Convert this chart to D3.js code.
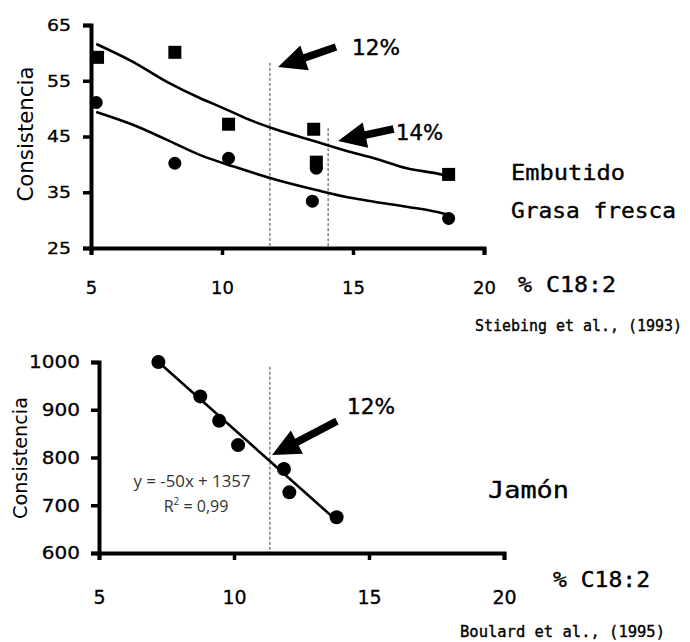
<!DOCTYPE html>
<html>
<head>
<meta charset="utf-8">
<script src="https://cdn.jsdelivr.net/npm/d3@7"></script>
<style>
  body { margin: 0; background: #fff; }
  svg { display: block; }
</style>
</head>
<body>
<div id="chart"></div>
<script>
// --- data ---
// Stiebing et al. (1993): consistency vs % C18:2
const embX = [5.25, 8.2, 10.25, 13.5, 13.6, 18.65];
const embY = [59.2, 60.1, 47.2, 46.3, 40.4, 38.2];
const grasaX = [5.2, 8.2, 10.25, 13.45, 13.6, 18.65];
const grasaY = [51.1, 40.2, 41.1, 33.4, 39.3, 30.3];
// fitted curves as drawn in the figure
const embTrendX = [5.2, 6.6, 7.9, 9.15, 10.05, 11.05, 12.1, 13.35, 14.9, 15.8, 17.05, 18.45, 18.6];
const embTrendY = [61.6, 58.4, 54.8, 51.9, 50.1, 48.0, 46.2, 44.4, 42.2, 41.1, 39.3, 38.1, 37.9];
const grasaTrendX = [5.2, 6.6, 7.9, 9.15, 10.45, 12.1, 13.6, 14.9, 15.8, 17.05, 18.45, 18.6];
const grasaTrendY = [49.4, 47.1, 44.4, 41.7, 39.6, 37.2, 35.4, 34.0, 33.3, 32.4, 31.2, 31.0];

// Boulard et al. (1995): ham
const jamonX = [7.2, 8.75, 9.45, 10.15, 11.85, 12.05, 13.8];
const jamonY = [1000, 928, 877, 826, 776, 727, 675];
const jamonTrendX = [7.2, 13.7];
const jamonTrendY = [1000, 673];

const topXTicks = [5, 10, 15, 20];
const topYTicks = [25, 35, 45, 55, 65];
const botXTicks = [5, 10, 15, 20];
const botYTicks = [600, 700, 800, 900, 1000];

// reference lines and arrows (data units)
const topRefX = [11.83, 14.05];
const topRefTop = [58.2, 46.5];
const botRefX = [11.33];
const botRefTop = [990];
const topArrows = [
  { tail: [14.35, 61.05], tip: [12.14, 57.47] },
  { tail: [16.55, 46.35], tip: [14.43, 44.19] }
];
const botArrows = [
  { tail: [13.81, 876], tip: [11.41, 805] }
];

const width = 690, height = 642;

const svg = d3.select("#chart").append("svg")
  .attr("width", width)
  .attr("height", height)
  .style("background", "#fff");

const sans = "DejaVu Sans, Verdana, sans-serif";
const mono = "DejaVu Sans Mono, Monaco, monospace";

function label(x, y, txt, o) {
  const t = svg.append("text")
    .attr("x", x).attr("y", y)
    .attr("font-family", o.family || sans)
    .attr("font-size", o.size)
    .attr("fill", o.fill || "#000")
    .attr("text-anchor", o.anchor || "start")
    .text(txt);
  if (o.heavy) t.attr("stroke", o.fill || "#000").attr("stroke-width", o.heavy);
  if (o.len) t.attr("textLength", o.len).attr("lengthAdjust", "spacingAndGlyphs");
  if (o.rotate) t.attr("transform", `rotate(${o.rotate},${x},${y})`);
  return t;
}

function arrow(g, x, y, a) {
  const x1 = x(a.tail[0]), y1 = y(a.tail[1]);
  const x2 = x(a.tip[0]), y2 = y(a.tip[1]);
  const ang = Math.atan2(y2 - y1, x2 - x1);
  const len = Math.hypot(x2 - x1, y2 - y1);
  const headL = 28, headW = 13, shaft = 3.8;
  const pts = [
    [0, -shaft], [len - headL, -shaft], [len - headL, -headW],
    [len, 0],
    [len - headL, headW], [len - headL, shaft], [0, shaft]
  ];
  g.append("polygon")
    .attr("points", pts.map(p => p.join(",")).join(" "))
    .attr("transform", `translate(${x1},${y1}) rotate(${ang * 180 / Math.PI})`)
    .attr("fill", "#000");
}

function styleAxis(g) {
  g.select(".domain").attr("stroke", "#000").attr("stroke-width", 4);
  g.selectAll(".tick line").attr("stroke", "#000").attr("stroke-width", 3.5);
  g.selectAll(".tick text").attr("fill", "#000").attr("font-family", sans)
    .attr("stroke", "#000").attr("stroke-width", 0.3);
}

// ================= top chart =================
const xTop = d3.scaleLinear().domain([5, 20]).range([91, 484]);
const yTop = d3.scaleLinear().domain([25, 65]).range([248, 25]);
const gTop = svg.append("g");

// dotted reference lines
gTop.selectAll(".ref").data(topRefX).join("line")
  .attr("x1", d => xTop(d)).attr("x2", d => xTop(d))
  .attr("y1", (d, i) => yTop(topRefTop[i])).attr("y2", yTop(25))
  .attr("stroke", "#444").attr("stroke-width", 1).attr("stroke-dasharray", "3,2");

const lineTop = d3.line().x(d => xTop(d[0])).y(d => yTop(d[1])).curve(d3.curveMonotoneX);
gTop.append("path")
  .attr("d", lineTop(embTrendX.map((v, i) => [v, embTrendY[i]])))
  .attr("fill", "none").attr("stroke", "#000").attr("stroke-width", 2.6);
gTop.append("path")
  .attr("d", lineTop(grasaTrendX.map((v, i) => [v, grasaTrendY[i]])))
  .attr("fill", "none").attr("stroke", "#000").attr("stroke-width", 2.6);

gTop.selectAll(".sq").data(embX).join("rect")
  .attr("x", (d) => xTop(d) - 6.5)
  .attr("y", (d, i) => yTop(embY[i]) - 6.5)
  .attr("width", 13).attr("height", 13).attr("fill", "#000");
gTop.selectAll(".ci").data(grasaX).join("circle")
  .attr("cx", d => xTop(d))
  .attr("cy", (d, i) => yTop(grasaY[i]))
  .attr("r", 6.5).attr("fill", "#000");

const axTopX = gTop.append("g")
  .attr("transform", `translate(0,${yTop(25)})`)
  .call(d3.axisBottom(xTop).tickValues(topXTicks).tickFormat(d3.format("d")).tickSize(7).tickPadding(26))
  .call(styleAxis);
axTopX.selectAll(".tick text").attr("font-size", 18);

const axTopY = gTop.append("g")
  .attr("transform", `translate(${xTop(5)},0)`)
  .call(d3.axisLeft(yTop).tickValues(topYTicks).tickFormat(d3.format("d")).tickSize(8).tickPadding(12))
  .call(styleAxis);
axTopY.selectAll(".tick text").attr("font-size", 16.5)
  .attr("textLength", d => String(d).length * 12).attr("lengthAdjust", "spacingAndGlyphs");

topArrows.forEach(a => arrow(gTop, xTop, yTop, a));

label(33, 134, "Consistencia", { size: 21, anchor: "middle", rotate: -90, len: 135 });
label(352, 55, "12%", { size: 21, len: 48, heavy: 0.4 });
label(396, 140, "14%", { size: 21, len: 47, heavy: 0.4 });
label(511, 180, "Embutido", { family: mono, size: 22, len: 114, heavy: 0.35 });
label(511, 218, "Grasa fresca", { family: mono, size: 22, len: 165, heavy: 0.35 });
label(518, 292, "% C18:2", { family: mono, size: 21, len: 98, heavy: 0.35 });
label(475, 331, "Stiebing et al., (1993)", { family: mono, size: 15, len: 207, heavy: 0.35 });

// ================= bottom chart =================
const xBot = d3.scaleLinear().domain([5, 20]).range([99, 504]);
const yBot = d3.scaleLinear().domain([600, 1000]).range([553, 362]);
const gBot = svg.append("g");

gBot.selectAll(".ref").data(botRefX).join("line")
  .attr("x1", d => xBot(d)).attr("x2", d => xBot(d))
  .attr("y1", (d, i) => yBot(botRefTop[i])).attr("y2", yBot(600))
  .attr("stroke", "#444").attr("stroke-width", 1).attr("stroke-dasharray", "3,2");

gBot.append("path")
  .attr("d", d3.line().x(d => xBot(d[0])).y(d => yBot(d[1]))(jamonTrendX.map((v, i) => [v, jamonTrendY[i]])))
  .attr("fill", "none").attr("stroke", "#000").attr("stroke-width", 2.6);

gBot.selectAll(".ci").data(jamonX).join("circle")
  .attr("cx", d => xBot(d))
  .attr("cy", (d, i) => yBot(jamonY[i]))
  .attr("r", 7).attr("fill", "#000");

const axBotX = gBot.append("g")
  .attr("transform", `translate(0,${yBot(600)})`)
  .call(d3.axisBottom(xBot).tickValues(botXTicks).tickFormat(d3.format("d")).tickSize(7).tickPadding(31))
  .call(styleAxis);
axBotX.selectAll(".tick text").attr("font-size", 19);

const axBotY = gBot.append("g")
  .attr("transform", `translate(${xBot(5)},0)`)
  .call(d3.axisLeft(yBot).tickValues(botYTicks).tickFormat(d3.format("d")).tickSize(8).tickPadding(11))
  .call(styleAxis);
axBotY.selectAll(".tick text").attr("font-size", 18)
  .attr("textLength", d => String(d).length * 12.75).attr("lengthAdjust", "spacingAndGlyphs");

botArrows.forEach(a => arrow(gBot, xBot, yBot, a));

label(27, 458, "Consistencia", { size: 19, anchor: "middle", rotate: -90, len: 122 });
label(192, 487, "y = -50x + 1357", { family: "Open Sans, sans-serif", size: 16, anchor: "middle", fill: "#333", len: 117 });
const r2 = label(196, 512, "R", { family: "Open Sans, sans-serif", size: 16, anchor: "middle", fill: "#333" });
r2.append("tspan").attr("dy", -7).attr("font-size", 10).text("2");
r2.append("tspan").attr("dy", 7).text(" = 0,99");
label(347, 414, "12%", { size: 21, len: 48, heavy: 0.4 });
label(488, 498, "Jamón", { family: mono, size: 23, len: 81, heavy: 0.35 });
label(553, 587, "% C18:2", { family: mono, size: 21, len: 97, heavy: 0.35 });
label(460, 637, "Boulard et al., (1995)", { family: mono, size: 15, len: 205, heavy: 0.35 });
</script>
</body>
</html>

^^^^^^^^^^^^^^^^

Every line from the top of the material above through the line with "const jamonTrendY = [1000, 673];" should be duplicated exactly, please; leave out the pictures.

■ **RESULT OF THE TASK**
Convert this chart to D3.js code.
<!DOCTYPE html>
<html>
<head>
<meta charset="utf-8">
<script src="https://cdn.jsdelivr.net/npm/d3@7"></script>
<style>
  body { margin: 0; background: #fff; }
  svg { display: block; }
</style>
</head>
<body>
<div id="chart"></div>
<script>
// --- data ---
// Stiebing et al. (1993): consistency vs % C18:2
const embX = [5.25, 8.2, 10.25, 13.5, 13.6, 18.65];
const embY = [59.2, 60.1, 47.2, 46.3, 40.4, 38.2];
const grasaX = [5.2, 8.2, 10.25, 13.45, 13.6, 18.65];
const grasaY = [51.1, 40.2, 41.1, 33.4, 39.3, 30.3];
// fitted curves as drawn in the figure
const embTrendX = [5.2, 6.6, 7.9, 9.15, 10.05, 11.05, 12.1, 13.35, 14.9, 15.8, 17.05, 18.45, 18.6];
const embTrendY = [61.6, 58.4, 54.8, 51.9, 50.1, 48.0, 46.2, 44.4, 42.2, 41.1, 39.3, 38.1, 37.9];
const grasaTrendX = [5.2, 6.6, 7.9, 9.15, 10.45, 12.1, 13.6, 14.9, 15.8, 17.05, 18.45, 18.6];
const grasaTrendY = [49.4, 47.1, 44.4, 41.7, 39.6, 37.2, 35.4, 34.0, 33.3, 32.4, 31.2, 31.0];

// Boulard et al. (1995): ham
const jamonX = [7.2, 8.75, 9.45, 10.15, 11.85, 12.05, 13.8];
const jamonY = [1000, 928, 877, 826, 776, 727, 675];
const jamonTrendX = [7.2, 13.7];
const jamonTrendY = [1000, 673];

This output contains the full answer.